Your Business Goes Where Your Eyes Go

I was in my early twenties and just bought a Lamborghini-orange Kawasaki Ninja 636. In my eyes, it was the coolest looking and sounding motorbike in the world. I always wanted a ‘crotch rocket,’ as they were dubbed back in the day. My dad and uncle both rode motorcycles, so the allure to two wheels had always been there. Purchasing it fulfilled a childhood dream. I also loved speed, which the bike had plenty of, a trait I hopefully do not pass on to my boys…

While learning to ride the crotch rocket, an experienced rider/friend of mine would take me down to the industrial park near where we lived, after dinner when the roads were clear and the workers had gone home for the day. It was the perfect place to ride because it consisted of dozens of long and looping turns, allowing us to really practice the fun part of motorbiking - which, in my opinion, is the turning. You can lean into bends while accelerating out of turns, enabling gravity to straighten up your bike and body naturally. It was a rush. Up and down, leaning into turns and accelerating out. We’d do this for hours…

 

Looking Beyond the Immediate

When turning on a motorbike, the most fundamental element is to look beyond what’s directly in front of you. The rider (especially ones which fancy speed) needs to look into the distance while they’re turning. Their eyes need to be firmly pressed onto where they want the bike to be AFTER the turn. If they do that, the bike will naturally end up where their eyes gaze. Where you look is where you end up…

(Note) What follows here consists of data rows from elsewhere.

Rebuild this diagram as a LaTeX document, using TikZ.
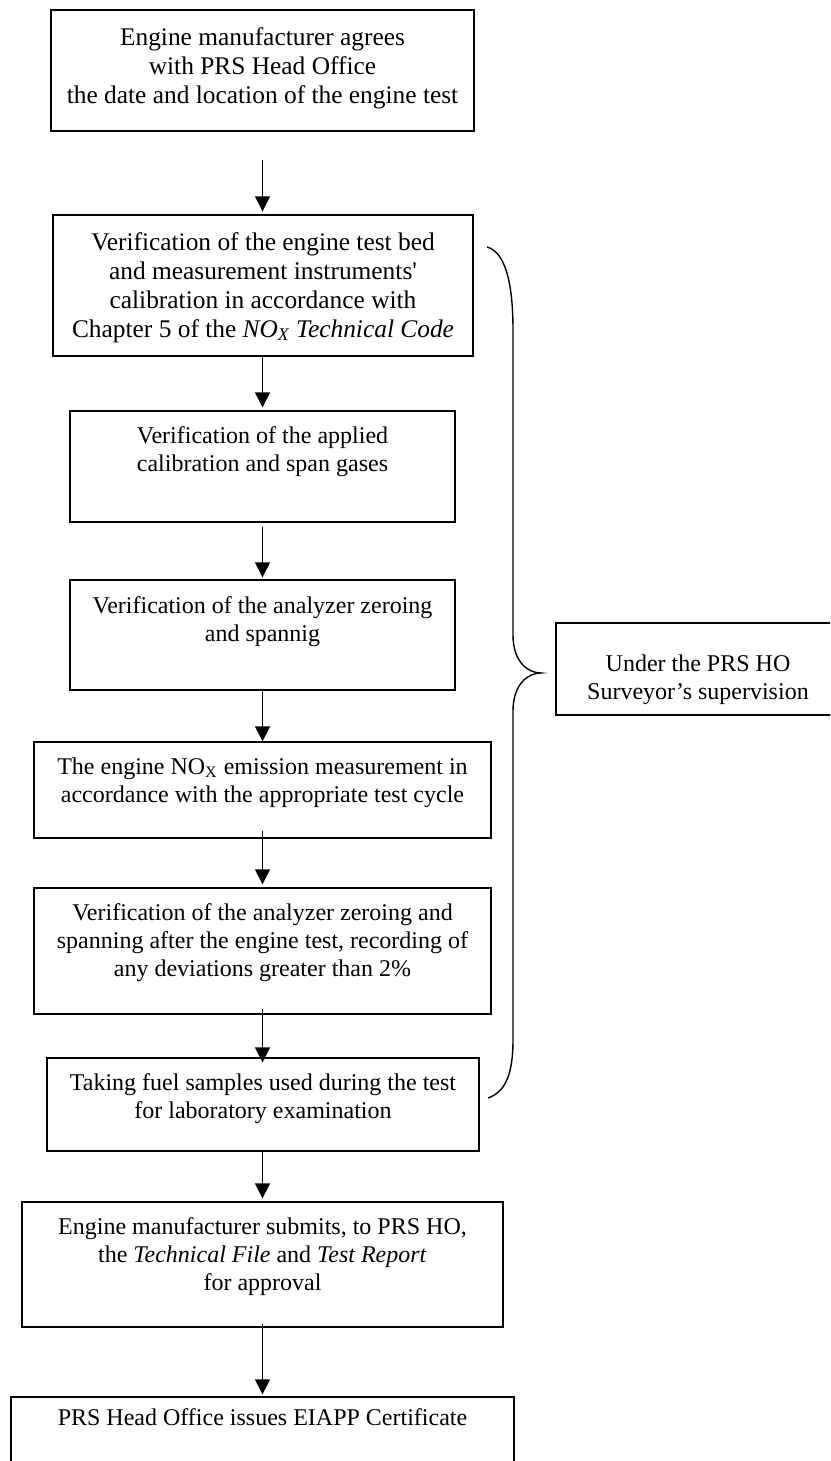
\documentclass[tikz,border=0pt]{standalone}
\usepackage{fontspec}
\setmainfont{Liberation Serif}
\usetikzlibrary{arrows.meta,fit}
\begin{document}
\begin{tikzpicture}[x=0.5pt,y=-0.5pt,
  box/.style={draw, line width=0.7pt, inner sep=0pt, fit={#1}},
  txt/.style={align=center, inner sep=0pt, anchor=north, font=\fontsize{12}{14}\selectfont},
  txtc/.style={align=center, inner sep=0pt, anchor=north, font=\fontsize{12.7}{14.5}\selectfont},
  arr/.style={-{Triangle[length=7.5pt,width=7.5pt]}, line width=0.75pt},
  brace/.style={line width=0.7pt}]
\useasboundingbox (0,0) rectangle (830,1461);
\clip (0,0) rectangle (830,1461);
% boxes
\node[box={(51,10)(474,131)}] (b1) {};
\node[box={(53,215)(473,356)}] (b2) {};
\node[box={(70,411)(455,522)}] (b3) {};
\node[box={(70,580)(455,690)}] (b4) {};
\node[box={(34,742)(491,838)}] (b5) {};
\node[box={(34,888)(491,1014)}] (b6) {};
\node[box={(47,1058)(479,1151)}] (b7) {};
\node[box={(22,1202)(503,1327)}] (b8) {};
\node[box={(11,1397)(514,1480)}] (b9) {};
\node[box={(556,623)(842,715)}] (rb) {};
% texts
\node[txtc] (t1) at (262.5,27) {Engine manufacturer agrees\\with PRS Head Office\\the date and location of the engine test};
\node[txtc] (t2) at (263,232) {Verification of the engine test bed\\and measurement instruments\textquotesingle\\calibration in accordance with\\Chapter 5 of the \textit{NO\textsubscript{X} Technical Code}};
\node[txt] (t3) at (262.5,426) {Verification of the applied\\calibration and span gases};
\node[txt] (t4) at (262.5,596) {Verification of the analyzer zeroing\\and spannig};
\node[txt] (t5) at (262.5,757) {The engine NO\textsubscript{X} emission measurement in\\accordance with the appropriate test cycle};
\node[txt] (t6) at (262.5,903) {Verification of the analyzer zeroing and\\spanning after the engine test, recording of\\any deviations greater than 2\%};
\node[txt] (t7) at (263,1073) {Taking fuel samples used during the test\\for laboratory examination};
\node[txt] (t8) at (262.5,1217) {Engine manufacturer submits, to PRS HO,\\the \textit{Technical File} and \textit{Test Report}\\for approval};
\node[txt] (t9) at (262.5,1408) {PRS Head Office issues EIAPP Certificate};
\node[txt] (tr) at (698,654) {Under the PRS HO\\Surveyor’s supervision};
% arrows (kept vertical)
\draw[arr] ([yshift=-14pt]b1.south) -- ([yshift=1.5pt]b1.south |- b2.north);
\draw[arr] (b1.south |- b2.south) -- ([yshift=1.5pt]b1.south |- b3.north);
\draw[arr] ([yshift=-2pt]b1.south |- b3.south) -- ([yshift=1pt]b1.south |- b4.north);
\draw[arr] (b1.south |- b4.south) -- (b1.south |- b5.north);
\draw[arr] ([yshift=4pt]b1.south |- b5.south) -- ([yshift=1.5pt]b1.south |- b6.north);
\draw[arr] ([yshift=3pt]b1.south |- b6.south) -- ([yshift=-2.5pt]b1.south |- b7.north);
\draw[arr] (b1.south |- b7.south) -- ([yshift=1.5pt]b1.south |- b8.north);
\draw[arr] ([yshift=2pt]b1.south |- b8.south) -- ([yshift=1pt]b1.south |- b9.north);
% brace
\coordinate (bt) at (487,247);
\coordinate (bm) at (541,673);
\coordinate (bb) at (488,1098);
\draw[brace] (bt) .. controls (505,252) and (513,282) .. (513,330) -- (513,635)
  .. controls (513,662) and (528,673) .. (bm)
  .. controls (528,673) and (513,684) .. (513,711) -- (513,1040)
  .. controls (513,1075) and (505,1092) .. (bb);
\end{tikzpicture}
\end{document}
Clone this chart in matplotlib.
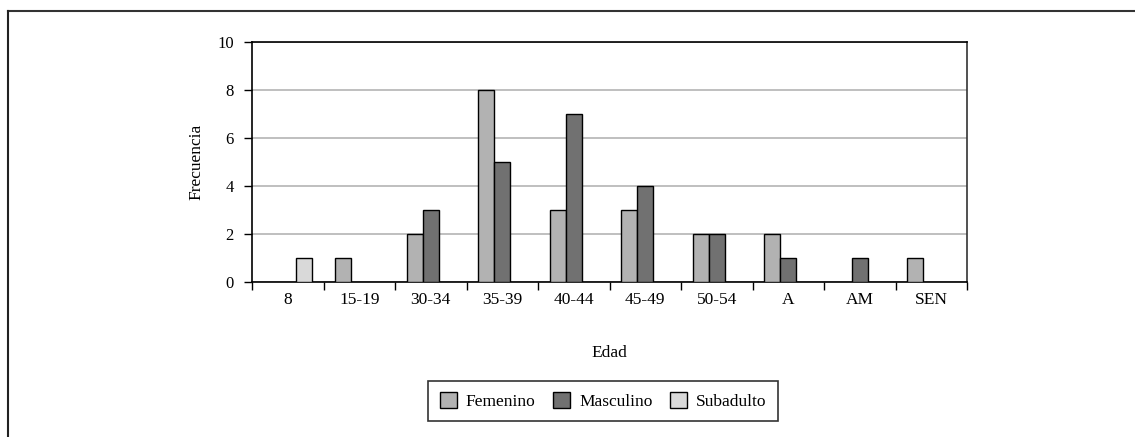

When first learning to ride, this concept seemed strange. Entering a turn, you naturally want to look right in front of you as you meander the twist. But all that does is slow you down and cause you to veer wide on the turn, which can be dangerous. However, when you enter a turn and look, say, 300 to 400 meters down the line, your bike stays tight to the corner, speed remains high, and you end up where your eyes were looking. It requires trusting physics - a leap of faith if you will.

 

Entrepreneurs Need to Be Careful What They Look At

I remember ‘dumping my bike’ for the first and only time. I was riding in a back alley, and it was graveled for about a 50-meter stretch. Never having ridden on gravel before, this made me anxious, so I ignored all the lessons. I started looking beneath my feet, which caused me to slow down to a dangerous speed. My bike ended up lying on its side in the gravel, with its beautiful paint job scratched to hell.

There is an important parallel between riding a motorbike and being an entrepreneur

 

Your Business Will Go Where Your Eyes Go

There is an expression about starting your own business, which goes something like: If entrepreneurs knew, in advance, how much stress and challenges they’d have to overcome to create a successful business, they’d never start…

Entrepreneurs must stay focused on that destination far down the road, beyond the turn, to get to where they want to be. There are so many challenges and anxious moments when building a business that if you begin to focus on them individually (which is very easy to do), you will never make it to your destination…

If you pay exclusive attention to the competitor directly in front of you, or you’re focused on how that client reneged on their commitment to pay, you will most certainly veer off course. Hyper-focusing on short-term hiccups or challenges can set your business back for a moment (or potentially long-term).

The same is true with anxiety and worry. Easier said than done, especially for detail oriented entrepreneurs, but too much attention to what could go wrong (my mentor calls it ‘shoe to drop syndrome’), will eventually kneecap your business. It’s akin to my gravel story: slowing down so much that it becomes a danger…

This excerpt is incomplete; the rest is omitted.